### GOAL
From the records below, please print only the lines from the one containing "What Apache ECharts" through the one containing "const pts = a => a.map((v,i) => [i,v]);", both included. Skip the pictures.

Source records

+++

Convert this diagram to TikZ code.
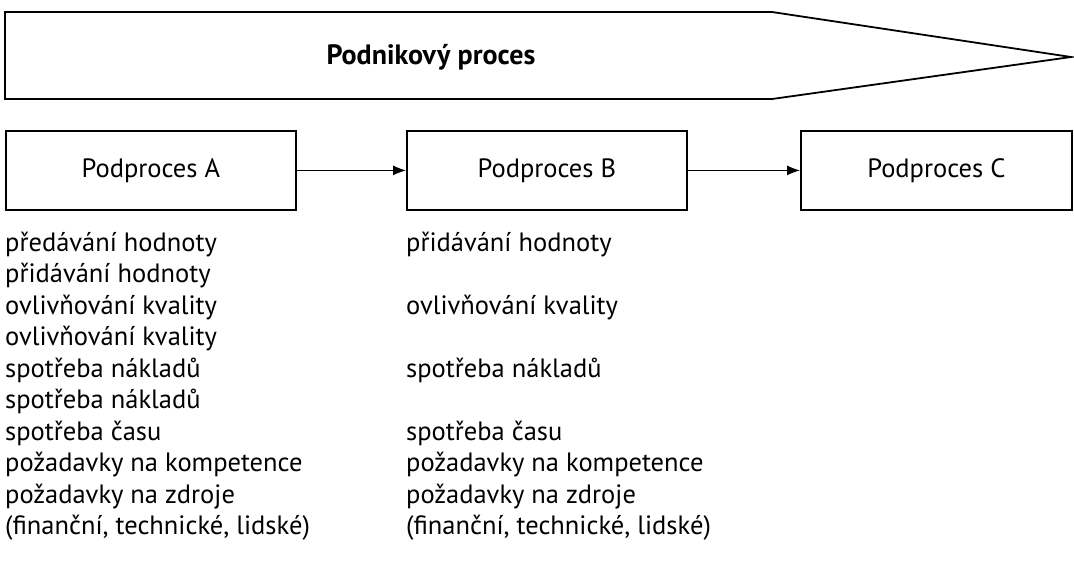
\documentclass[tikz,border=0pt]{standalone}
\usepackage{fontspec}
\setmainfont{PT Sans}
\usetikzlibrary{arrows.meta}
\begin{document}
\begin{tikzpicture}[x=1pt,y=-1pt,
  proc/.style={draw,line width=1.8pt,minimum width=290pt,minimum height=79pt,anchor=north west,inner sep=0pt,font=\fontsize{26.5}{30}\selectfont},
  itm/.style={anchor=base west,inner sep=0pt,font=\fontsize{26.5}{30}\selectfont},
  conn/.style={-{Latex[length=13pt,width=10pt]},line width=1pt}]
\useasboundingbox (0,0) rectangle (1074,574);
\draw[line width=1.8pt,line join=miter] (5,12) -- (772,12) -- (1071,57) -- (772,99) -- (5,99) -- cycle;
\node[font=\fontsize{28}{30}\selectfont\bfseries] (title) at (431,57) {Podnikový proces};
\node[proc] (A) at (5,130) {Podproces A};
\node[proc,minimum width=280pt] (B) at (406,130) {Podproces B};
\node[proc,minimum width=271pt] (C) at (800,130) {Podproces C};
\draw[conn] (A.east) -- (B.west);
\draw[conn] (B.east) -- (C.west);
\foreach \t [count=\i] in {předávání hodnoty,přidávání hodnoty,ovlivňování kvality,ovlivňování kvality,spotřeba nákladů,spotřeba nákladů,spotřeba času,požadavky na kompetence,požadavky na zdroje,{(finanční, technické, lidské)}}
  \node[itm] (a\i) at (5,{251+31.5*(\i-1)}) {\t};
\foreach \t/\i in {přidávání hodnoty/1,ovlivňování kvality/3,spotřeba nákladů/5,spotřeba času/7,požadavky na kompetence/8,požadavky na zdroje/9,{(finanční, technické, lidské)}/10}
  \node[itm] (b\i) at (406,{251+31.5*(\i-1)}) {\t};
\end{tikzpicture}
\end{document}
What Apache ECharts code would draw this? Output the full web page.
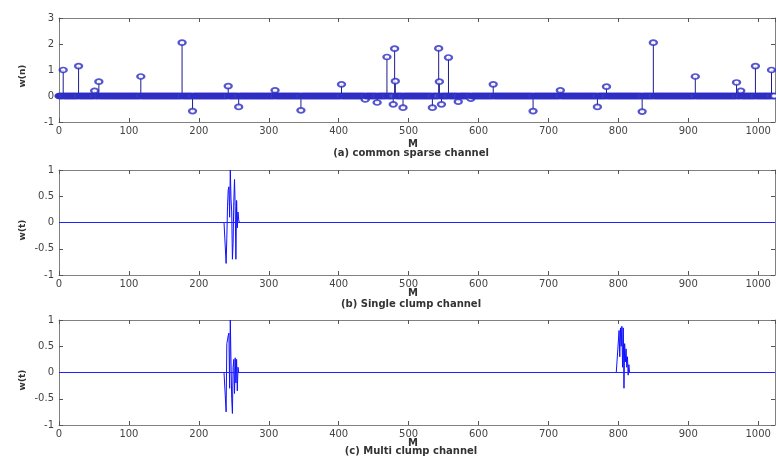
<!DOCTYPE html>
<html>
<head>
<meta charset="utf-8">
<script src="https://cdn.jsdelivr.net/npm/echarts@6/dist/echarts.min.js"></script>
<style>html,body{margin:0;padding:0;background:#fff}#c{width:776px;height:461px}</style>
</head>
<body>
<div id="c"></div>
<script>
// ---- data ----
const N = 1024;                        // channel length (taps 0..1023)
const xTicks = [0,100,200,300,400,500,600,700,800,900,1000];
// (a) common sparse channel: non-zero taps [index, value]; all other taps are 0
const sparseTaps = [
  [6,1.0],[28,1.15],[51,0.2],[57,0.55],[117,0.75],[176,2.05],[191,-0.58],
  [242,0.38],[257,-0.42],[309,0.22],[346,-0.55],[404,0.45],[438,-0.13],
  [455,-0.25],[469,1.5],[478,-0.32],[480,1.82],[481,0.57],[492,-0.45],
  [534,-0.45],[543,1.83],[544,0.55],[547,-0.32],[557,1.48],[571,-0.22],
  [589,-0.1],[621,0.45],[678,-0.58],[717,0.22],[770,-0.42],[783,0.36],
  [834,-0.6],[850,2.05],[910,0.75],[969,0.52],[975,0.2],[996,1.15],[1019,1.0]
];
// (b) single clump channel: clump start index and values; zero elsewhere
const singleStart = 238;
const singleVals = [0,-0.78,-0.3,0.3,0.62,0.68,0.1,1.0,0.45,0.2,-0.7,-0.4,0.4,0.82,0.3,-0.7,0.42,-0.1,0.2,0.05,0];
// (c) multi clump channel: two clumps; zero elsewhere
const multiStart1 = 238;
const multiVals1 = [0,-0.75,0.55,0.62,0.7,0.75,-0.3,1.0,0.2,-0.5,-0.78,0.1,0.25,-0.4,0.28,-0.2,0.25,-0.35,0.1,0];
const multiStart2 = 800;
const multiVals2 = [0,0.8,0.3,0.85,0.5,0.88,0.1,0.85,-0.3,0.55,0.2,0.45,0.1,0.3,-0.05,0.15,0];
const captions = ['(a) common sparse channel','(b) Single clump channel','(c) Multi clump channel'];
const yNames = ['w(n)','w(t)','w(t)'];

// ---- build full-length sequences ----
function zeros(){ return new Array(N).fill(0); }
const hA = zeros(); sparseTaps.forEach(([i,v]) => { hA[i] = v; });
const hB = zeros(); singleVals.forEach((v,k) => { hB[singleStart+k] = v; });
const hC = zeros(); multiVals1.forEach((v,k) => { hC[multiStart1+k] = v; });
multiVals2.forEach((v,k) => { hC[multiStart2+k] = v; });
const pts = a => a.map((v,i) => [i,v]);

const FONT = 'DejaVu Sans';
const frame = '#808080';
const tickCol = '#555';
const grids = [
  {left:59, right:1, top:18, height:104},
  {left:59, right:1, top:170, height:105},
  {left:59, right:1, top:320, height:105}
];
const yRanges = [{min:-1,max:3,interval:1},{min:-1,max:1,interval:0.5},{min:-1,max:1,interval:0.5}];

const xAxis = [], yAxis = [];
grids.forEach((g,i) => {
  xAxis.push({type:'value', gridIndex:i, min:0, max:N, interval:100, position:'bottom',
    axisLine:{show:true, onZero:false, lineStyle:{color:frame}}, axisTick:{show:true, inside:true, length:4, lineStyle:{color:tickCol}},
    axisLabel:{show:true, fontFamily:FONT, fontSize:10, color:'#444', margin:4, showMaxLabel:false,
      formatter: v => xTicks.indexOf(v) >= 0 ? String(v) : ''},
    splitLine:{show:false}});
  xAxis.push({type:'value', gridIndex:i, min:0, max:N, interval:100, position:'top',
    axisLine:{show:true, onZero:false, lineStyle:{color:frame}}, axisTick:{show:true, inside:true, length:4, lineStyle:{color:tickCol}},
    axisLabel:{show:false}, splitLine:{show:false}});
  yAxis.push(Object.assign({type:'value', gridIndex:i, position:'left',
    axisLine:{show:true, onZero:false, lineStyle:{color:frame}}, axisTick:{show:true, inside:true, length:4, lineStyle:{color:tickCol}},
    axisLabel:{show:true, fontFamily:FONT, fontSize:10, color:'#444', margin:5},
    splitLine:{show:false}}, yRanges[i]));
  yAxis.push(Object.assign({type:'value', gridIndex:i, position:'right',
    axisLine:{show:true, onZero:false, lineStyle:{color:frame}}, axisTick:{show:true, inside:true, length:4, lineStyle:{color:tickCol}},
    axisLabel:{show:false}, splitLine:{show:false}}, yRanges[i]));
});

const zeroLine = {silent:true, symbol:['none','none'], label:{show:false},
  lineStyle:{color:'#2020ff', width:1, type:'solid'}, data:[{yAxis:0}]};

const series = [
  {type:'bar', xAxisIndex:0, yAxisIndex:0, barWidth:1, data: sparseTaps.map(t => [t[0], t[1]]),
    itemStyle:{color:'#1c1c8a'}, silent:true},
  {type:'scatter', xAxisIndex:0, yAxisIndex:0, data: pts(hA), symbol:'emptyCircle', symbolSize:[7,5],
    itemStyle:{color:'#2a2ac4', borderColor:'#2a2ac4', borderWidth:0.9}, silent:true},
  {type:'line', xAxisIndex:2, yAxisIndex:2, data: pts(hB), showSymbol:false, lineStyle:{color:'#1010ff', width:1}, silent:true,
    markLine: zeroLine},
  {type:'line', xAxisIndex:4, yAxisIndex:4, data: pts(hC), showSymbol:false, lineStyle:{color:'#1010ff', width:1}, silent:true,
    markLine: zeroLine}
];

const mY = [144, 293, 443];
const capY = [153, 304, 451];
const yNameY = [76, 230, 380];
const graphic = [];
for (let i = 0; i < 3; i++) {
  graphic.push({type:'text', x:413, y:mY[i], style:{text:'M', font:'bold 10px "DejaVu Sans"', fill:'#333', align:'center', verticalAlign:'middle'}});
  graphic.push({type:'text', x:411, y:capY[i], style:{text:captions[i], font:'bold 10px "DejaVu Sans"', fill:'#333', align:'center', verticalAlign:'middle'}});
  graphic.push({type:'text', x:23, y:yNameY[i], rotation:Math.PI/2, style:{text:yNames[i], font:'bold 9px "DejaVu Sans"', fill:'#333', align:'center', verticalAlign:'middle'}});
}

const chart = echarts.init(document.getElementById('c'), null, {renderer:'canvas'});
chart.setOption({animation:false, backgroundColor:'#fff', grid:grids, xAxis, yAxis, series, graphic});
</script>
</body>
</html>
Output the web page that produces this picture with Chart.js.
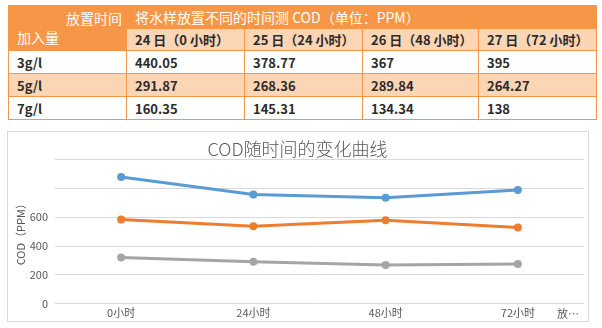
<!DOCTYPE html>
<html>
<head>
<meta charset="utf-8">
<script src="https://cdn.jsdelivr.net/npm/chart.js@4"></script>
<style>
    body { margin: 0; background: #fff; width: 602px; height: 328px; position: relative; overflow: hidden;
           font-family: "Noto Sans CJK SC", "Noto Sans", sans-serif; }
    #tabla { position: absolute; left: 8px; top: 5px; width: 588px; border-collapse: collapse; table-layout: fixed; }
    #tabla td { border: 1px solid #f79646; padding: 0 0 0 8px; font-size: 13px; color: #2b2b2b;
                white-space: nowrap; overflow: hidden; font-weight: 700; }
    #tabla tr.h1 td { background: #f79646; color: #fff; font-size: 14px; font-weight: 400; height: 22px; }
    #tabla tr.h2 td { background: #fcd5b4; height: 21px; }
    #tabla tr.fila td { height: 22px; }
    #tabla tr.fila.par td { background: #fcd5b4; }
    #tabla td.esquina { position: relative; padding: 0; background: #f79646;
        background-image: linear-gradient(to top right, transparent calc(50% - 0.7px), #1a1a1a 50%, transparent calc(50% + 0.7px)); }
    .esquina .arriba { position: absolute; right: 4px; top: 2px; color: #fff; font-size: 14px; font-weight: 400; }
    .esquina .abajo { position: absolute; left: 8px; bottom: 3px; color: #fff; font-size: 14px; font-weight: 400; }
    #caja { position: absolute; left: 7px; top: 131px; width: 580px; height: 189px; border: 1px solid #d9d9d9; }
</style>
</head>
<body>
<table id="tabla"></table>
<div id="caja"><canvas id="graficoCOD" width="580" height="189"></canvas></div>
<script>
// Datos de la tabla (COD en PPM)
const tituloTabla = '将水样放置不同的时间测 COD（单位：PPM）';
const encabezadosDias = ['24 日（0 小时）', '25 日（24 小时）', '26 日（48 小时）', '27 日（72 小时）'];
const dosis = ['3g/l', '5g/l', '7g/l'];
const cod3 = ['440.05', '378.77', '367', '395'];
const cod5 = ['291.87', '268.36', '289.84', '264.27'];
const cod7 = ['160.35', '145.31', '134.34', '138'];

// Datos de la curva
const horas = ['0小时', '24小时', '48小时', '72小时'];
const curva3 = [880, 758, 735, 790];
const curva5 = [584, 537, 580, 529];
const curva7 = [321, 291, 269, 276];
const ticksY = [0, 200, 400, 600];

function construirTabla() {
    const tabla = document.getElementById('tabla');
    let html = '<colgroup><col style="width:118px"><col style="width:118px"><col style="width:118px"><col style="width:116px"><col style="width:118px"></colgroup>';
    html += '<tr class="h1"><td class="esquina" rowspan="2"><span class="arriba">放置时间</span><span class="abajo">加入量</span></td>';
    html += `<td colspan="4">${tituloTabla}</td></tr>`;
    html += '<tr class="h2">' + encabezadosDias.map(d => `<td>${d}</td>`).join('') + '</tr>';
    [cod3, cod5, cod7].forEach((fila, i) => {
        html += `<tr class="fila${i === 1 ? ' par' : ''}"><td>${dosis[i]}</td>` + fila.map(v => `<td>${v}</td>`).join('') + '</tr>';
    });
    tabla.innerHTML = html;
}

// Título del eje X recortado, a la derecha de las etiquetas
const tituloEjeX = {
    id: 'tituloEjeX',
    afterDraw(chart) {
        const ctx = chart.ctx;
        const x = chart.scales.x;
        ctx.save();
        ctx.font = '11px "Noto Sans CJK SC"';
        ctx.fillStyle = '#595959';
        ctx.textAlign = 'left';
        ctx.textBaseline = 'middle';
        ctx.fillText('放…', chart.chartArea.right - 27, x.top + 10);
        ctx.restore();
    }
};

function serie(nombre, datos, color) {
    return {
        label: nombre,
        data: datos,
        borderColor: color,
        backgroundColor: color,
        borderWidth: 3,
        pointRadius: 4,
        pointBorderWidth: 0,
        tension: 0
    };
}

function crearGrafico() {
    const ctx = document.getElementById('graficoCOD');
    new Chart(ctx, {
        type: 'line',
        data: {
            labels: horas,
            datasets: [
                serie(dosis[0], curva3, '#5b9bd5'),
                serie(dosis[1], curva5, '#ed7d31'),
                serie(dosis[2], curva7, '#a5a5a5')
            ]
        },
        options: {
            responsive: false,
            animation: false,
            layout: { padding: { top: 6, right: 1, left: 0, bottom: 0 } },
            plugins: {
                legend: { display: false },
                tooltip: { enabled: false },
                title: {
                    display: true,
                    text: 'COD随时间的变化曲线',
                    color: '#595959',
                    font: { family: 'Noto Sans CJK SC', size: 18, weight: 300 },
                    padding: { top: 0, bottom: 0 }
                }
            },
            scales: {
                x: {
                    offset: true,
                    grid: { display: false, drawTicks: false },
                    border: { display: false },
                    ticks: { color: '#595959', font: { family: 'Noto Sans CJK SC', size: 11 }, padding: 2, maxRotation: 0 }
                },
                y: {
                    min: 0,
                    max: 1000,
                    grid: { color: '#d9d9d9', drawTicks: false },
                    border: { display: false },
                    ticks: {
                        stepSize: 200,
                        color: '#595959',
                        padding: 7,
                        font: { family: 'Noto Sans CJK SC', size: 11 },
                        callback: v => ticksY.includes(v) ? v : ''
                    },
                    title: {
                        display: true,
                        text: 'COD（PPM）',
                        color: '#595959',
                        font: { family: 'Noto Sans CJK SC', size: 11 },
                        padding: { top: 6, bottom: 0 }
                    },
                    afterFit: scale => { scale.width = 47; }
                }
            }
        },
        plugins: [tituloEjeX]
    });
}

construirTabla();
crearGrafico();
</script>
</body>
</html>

+++

### THE ANSWER
What Apache ECharts code would draw this? Output the full web page.
<!DOCTYPE html>
<html>
<head>
<meta charset="utf-8">
<script src="https://cdn.jsdelivr.net/npm/echarts@6/dist/echarts.min.js"></script>
<style>html,body{margin:0;padding:0;background:#fff}#c{width:776px;height:461px}</style>
</head>
<body>
<div id="c"></div>
<script>
// ---- data ----
const N = 1024;                        // channel length (taps 0..1023)
const xTicks = [0,100,200,300,400,500,600,700,800,900,1000];
// (a) common sparse channel: non-zero taps [index, value]; all other taps are 0
const sparseTaps = [
  [6,1.0],[28,1.15],[51,0.2],[57,0.55],[117,0.75],[176,2.05],[191,-0.58],
  [242,0.38],[257,-0.42],[309,0.22],[346,-0.55],[404,0.45],[438,-0.13],
  [455,-0.25],[469,1.5],[478,-0.32],[480,1.82],[481,0.57],[492,-0.45],
  [534,-0.45],[543,1.83],[544,0.55],[547,-0.32],[557,1.48],[571,-0.22],
  [589,-0.1],[621,0.45],[678,-0.58],[717,0.22],[770,-0.42],[783,0.36],
  [834,-0.6],[850,2.05],[910,0.75],[969,0.52],[975,0.2],[996,1.15],[1019,1.0]
];
// (b) single clump channel: clump start index and values; zero elsewhere
const singleStart = 238;
const singleVals = [0,-0.78,-0.3,0.3,0.62,0.68,0.1,1.0,0.45,0.2,-0.7,-0.4,0.4,0.82,0.3,-0.7,0.42,-0.1,0.2,0.05,0];
// (c) multi clump channel: two clumps; zero elsewhere
const multiStart1 = 238;
const multiVals1 = [0,-0.75,0.55,0.62,0.7,0.75,-0.3,1.0,0.2,-0.5,-0.78,0.1,0.25,-0.4,0.28,-0.2,0.25,-0.35,0.1,0];
const multiStart2 = 800;
const multiVals2 = [0,0.8,0.3,0.85,0.5,0.88,0.1,0.85,-0.3,0.55,0.2,0.45,0.1,0.3,-0.05,0.15,0];
const captions = ['(a) common sparse channel','(b) Single clump channel','(c) Multi clump channel'];
const yNames = ['w(n)','w(t)','w(t)'];

// ---- build full-length sequences ----
function zeros(){ return new Array(N).fill(0); }
const hA = zeros(); sparseTaps.forEach(([i,v]) => { hA[i] = v; });
const hB = zeros(); singleVals.forEach((v,k) => { hB[singleStart+k] = v; });
const hC = zeros(); multiVals1.forEach((v,k) => { hC[multiStart1+k] = v; });
multiVals2.forEach((v,k) => { hC[multiStart2+k] = v; });
const pts = a => a.map((v,i) => [i,v]);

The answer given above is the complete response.